4. Dunia Pencari Kerja: Siklus Reproduksi Eksploitasi
Setelah didepak, mantan karyawan kembali ke pasar tenaga kerja yang sama-sama bermasalah. Harus mempercantik CV, membuat profil di berbagai platform, dan mulai ikut “webinar gratis” yang isinya hanya iklan terselubung. Hari-hari diisi dengan melamar ke ratusan posisi tanpa balasan, sambil membaca motivasi murahan dari orang-orang yang “berhasil bangkit” setelah PHK, padahal sebenarnya punya tabungan dari warisan.
Siklus ini terus berulang. Dari diperas sebagai karyawan, lalu dilempar sebagai pengangguran, dan akhirnya dijaring kembali sebagai “talent berkualitas”. Budaya kerja modern adalah bentuk kapitalisme berputar: menggiling manusia, lalu menjual harapan bahwa mereka bisa menjadi lebih baik... jika tetap diam dan terus tersenyum.
5. Senyum dalam Derita: Humor sebagai Mekanisme Bertahan Hidup
Tidak mengherankan jika banyak pekerja menyembunyikan kelelahan di balik tawa pahit. “Wkwkwk” bukan lagi ekspresi lucu, tapi pelarian psikologis. Tertawa karena menangis sudah tidak efektif. Humor menjadi satu-satunya ruang aman di tengah kantor yang merayakan "positive vibes" sambil memotong tunjangan.
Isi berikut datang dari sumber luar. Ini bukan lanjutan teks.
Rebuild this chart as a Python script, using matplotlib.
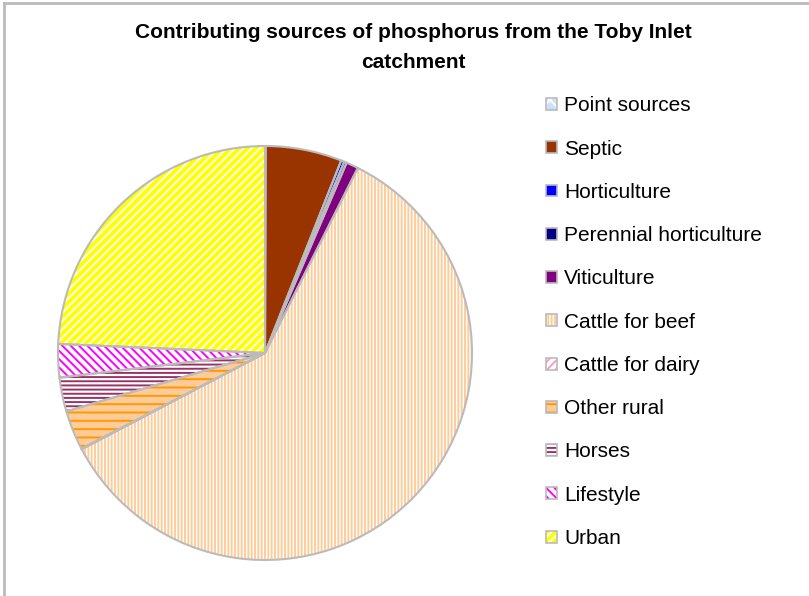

Dalam lingkungan kerja seperti ini, emosi harus dikemas seperti presentasi: ringkas, tidak mengganggu, dan selalu ditutup dengan “terima kasih”. Karyawan dituntut untuk kuat, resilien, dan adaptable—bukan karena perusahaan peduli pada pertumbuhan personal, tapi karena itu lebih murah daripada menyediakan sistem perlindungan sosial yang layak.
Penutup: Di Balik Narasi Motivasi, Ada Eksploitasi
Budaya kerja modern tidak butuh revolusi, ia butuh diungkap dan ditertawakan. Dipecat tanpa sebab lalu diminta tetap bersyukur adalah bentuk kekerasan yang telah dilembagakan. Loyalitas dijadikan alat kontrol, kesejahteraan hanya kosmetik, dan rasa aman hanyalah bonus musiman.
Selama narasi “kerja keras pasti berhasil” terus dijual tanpa kritik, eksploitasi akan terus menyamar sebagai kesempatan. Dan selama karyawan masih diajari untuk tersenyum saat ditekan, maka dunia kerja akan tetap menjadi arena tertawa sambil terluka.
Bukan karena lucu, tapi karena pilihan lain sudah tidak tersedia.